ホリエモン(堀江貴文さん)に会った。刑務所から出てきたばかりの頃、テレビに映っていたホリエモンより体はひと回り以上大きくなっていたように感じた。握手した手は分厚く、握力も強かった。両手でこちらの手を握られたのは、衆院選に立候補したときの名残だろうか。

 刑務所でむさぼるように本を読んだというホリエモンは、きっと体だけでなく人間的にもかなり大きくなったのだろう。そして、かつてのような自信が蘇り、過去の失敗は反省しつつも目ははるか遠く前を見ているような印象を受けた。

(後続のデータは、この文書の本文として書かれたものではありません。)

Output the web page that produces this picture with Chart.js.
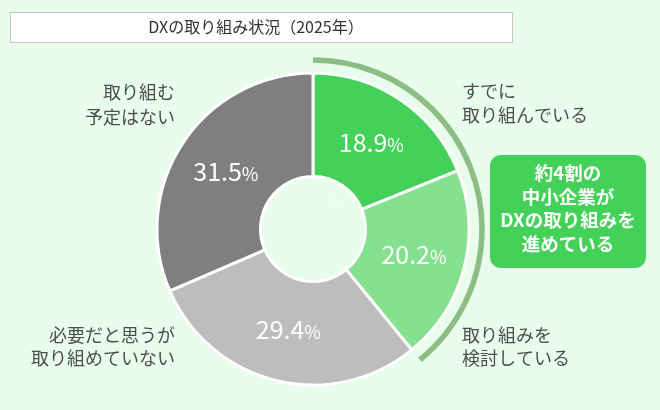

 近いうちにおそらく、何か大きなことを始めるに違いない。

ゼロ なにもない自分に小さなイチを足していく』(堀江貴文著、ダイヤモンド社、1470円、税込)

 さて、ホリエモンが最近出版した『ゼロ』のことである。この本は、堀江さん自身が売るために書いたと言うように、読む人の心に強く訴える内容となっている。シャイな彼が生まれて初めて「かっこ悪い」自分を赤裸々につづっており、これが読む人の親近感を呼び起こす。

 ホリエモンも子供の頃は辛い時期があったんだ・・・。自信満々でやりたい放題といったかつての印象も、辛い時代のエピソードがそれをかき消してくれるどころか、ホリエモンの存在価値を高める働きすら与えている。

 そうした小さい頃のエピソードは自ら進んで書こうと思ったわけではなく、編集者にこれでもか、これでもかとしつこく聞かれて、嫌々出したそうである。その意味では、ホリエモンをよく知るための本としては、これからこれ以上のものは出てこないかと思われる。“貴重な”本と言えるかもしれない。

 ただ、インタビューした現実の彼には、このあと出てくる東京大学に対する絶大な自信が象徴しているように、何か排他的な考え方の危うさも感じた。しかし、それも彼の幼少時のエピソードによって、納得させられるから不思議である。  

伝えたいことを伝えるために「100万人に届けること」を目指した

川嶋 今回出版された『ゼロ』を読ませていただきましたが、まず、ものすごくテンポがよくて、いい文章ですね。

堀江 ありがとうございます。『ゼロ』は「100万人に届ける」プロジェクトとして作ったので、そのプロジェクトチームの力でもあります。このチームメンバーはとにかく戦略を考えるのがうまいんですよ。

川嶋 例えばどんなことですか。

堀江 「子供の頃の情けないエピソードをいっぱいください」って言われました。100万人に届けるためにはそれが必ず必要なんだと。

 これには理由があって、僕ってみんなに伝えたいことが伝わってなかったみたいなんです。まずは読者に自分の話をしていると思ってもらわないとダメなんだということですね。